Sur la route, il occupe un minimum d'espace: celui d'une carrure humaine. On ne peut pas faire moins. «Pendant ce temps, on accepte que soient stockés dans nos rues des amas de métal de deux tonnes, les automobiles», remarque Aurélien Bellanger.

Un aveu d'impuissance politique

Certes, au panthéon des modes de déplacement vertueux, rien ne dépassera jamais la Sainte-Trinité vélo-métro-marche. Mais au moment où les transports en commun parisiens sont aléatoires (restons polis, faisons dans l'euphémisme), où les vélibs se montrent indignes de confiance (celui-ci a le pneu dégonflé, celui-là n'a plus de chaîne…), faut-il alourdir la peine de ceux qui ne possèdent pas de voiture, en supprimant un mode de déplacement alternatif?

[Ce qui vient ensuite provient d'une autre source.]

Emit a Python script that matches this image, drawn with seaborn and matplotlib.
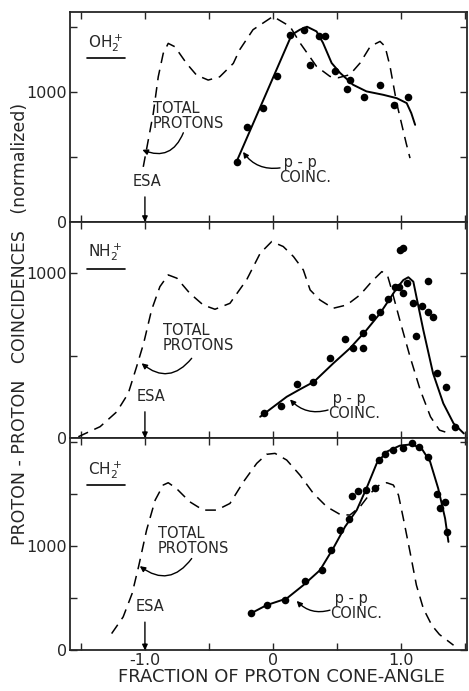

Plus grave: l'interdiction sonne comme un aveu d'impuissance politique. Cette industrie existe, elle répond à un besoin, trouve ses clients, comme dans toutes les grandes villes du monde… Mais parce que les autorités ne parviennent pas à réguler ce nouvel usage, il faudrait l'éradiquer? Imaginons la tête des touristes venus pour les Jeux olympiques de Paris 2024 depuis Pékin, Los Angeles, Madrid ou Budapest. Les voici s'interrogeant face à l'autochtone:
«Tiens, vous n'avez pas de service de free floating ici?
– Si mais ça a été interdit!
– Pourquoi?
– C'est comme ça.»

D'ailleurs, jusqu'ici, Anne Hidalgo avait opté pour le durcissement des règles, à juste raison: amendes pour les engins laissés sur la chaussée, places de parcage obligatoire sous peine de retenue financière, enregistrement des utilisateurs… Ce qui a atténué le Far West concurrentiel: douze opérateurs proposaient leurs machines aux couleurs flashy sur les trottoirs de la capitale française, contre trois autorisés aujourd'hui.

Par définition, l'apparition d'un nouveau moyen de transport perturbe les usages, crée des nuisances, génère du désordre… avant que les usagers s'assagissent, contraints s'il le faut par la sévérité des pouvoirs publics.

Il en fut ainsi de l'automobile. En France, plus de trente ans se sont écoulés entre l'apparition de la première voiture produite en série (la Panhard & Levassor en 1890) et la publication du code de la route (1921). La circulaire qui en découle, toujours en 1921, vise à «sauvegarder l'universelle renommée du réseau routier de la France, mis en péril par la nature et l'intensité de la circulation moderne».

Autrement dit, le défi n'est pas neuf. Et la régulation demeure une piste préférable à l'interdiction. Une piste prise à contresens par cette votation citoyenne.